Energy Transfer to the Hydrogen Bond in the (H2O)2 + H2O Collision

• Published in: The journal of physical chemistry. B Vol. 122; no. 13; pp. 3307 - 3317
• Main Author: Shin, H. K
• Format: Journal Article
• Language: English
• Published: American Chemical Society 05.04.2018
• ISSN: 1520-6106; 1520-5207
• DOI: 10.1021/acs.jpcb.7b09695

Trajectory procedures are used to study the collision between the vibrationally excited H2O and the ground-state (H2O)2 with particular reference to energy transfer to the hydrogen bond through the inter- and intramolecular pathways. In nearly 98% of the trajectories, energy transfer processes occur on a subpicosecond scale (≤0.7 ps). The H2O transfers approximately three-quarters of its excitation energy to the OH stretches of the dimer.

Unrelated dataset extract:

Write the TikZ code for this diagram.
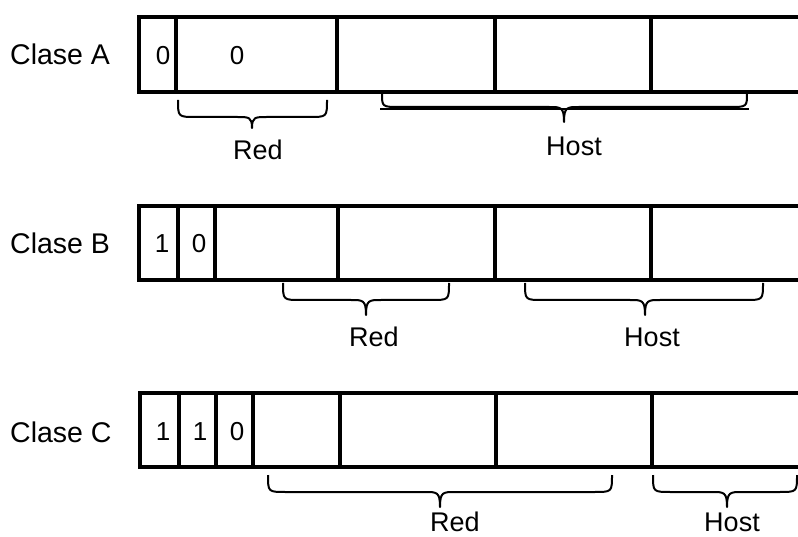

The first step of the intramolecular pathway in the dimer involves a near-resonant first overtone transition from the OH stretch to the bending mode. The energy transfer probability in the presence of the 1:2 resonance is 0.61 at 300 K. The bending mode then redistributes its energy to low-frequency intermolecular vibrations in a series of small excitation steps, with the pathway which results in the hydrogen-bonding modes gaining most of the available energy. The hydrogen bonding in ∼50% of the trajectories ruptures on vibrational excitation, leaving one quantum in the bend of the monomer fragment. In a small fraction of trajectories, the duration of collision is longer than 1 ps, during which the dimer and H2O form a short-lived complex through a secondary hydrogen bond, which undergoes large amplitude oscillations.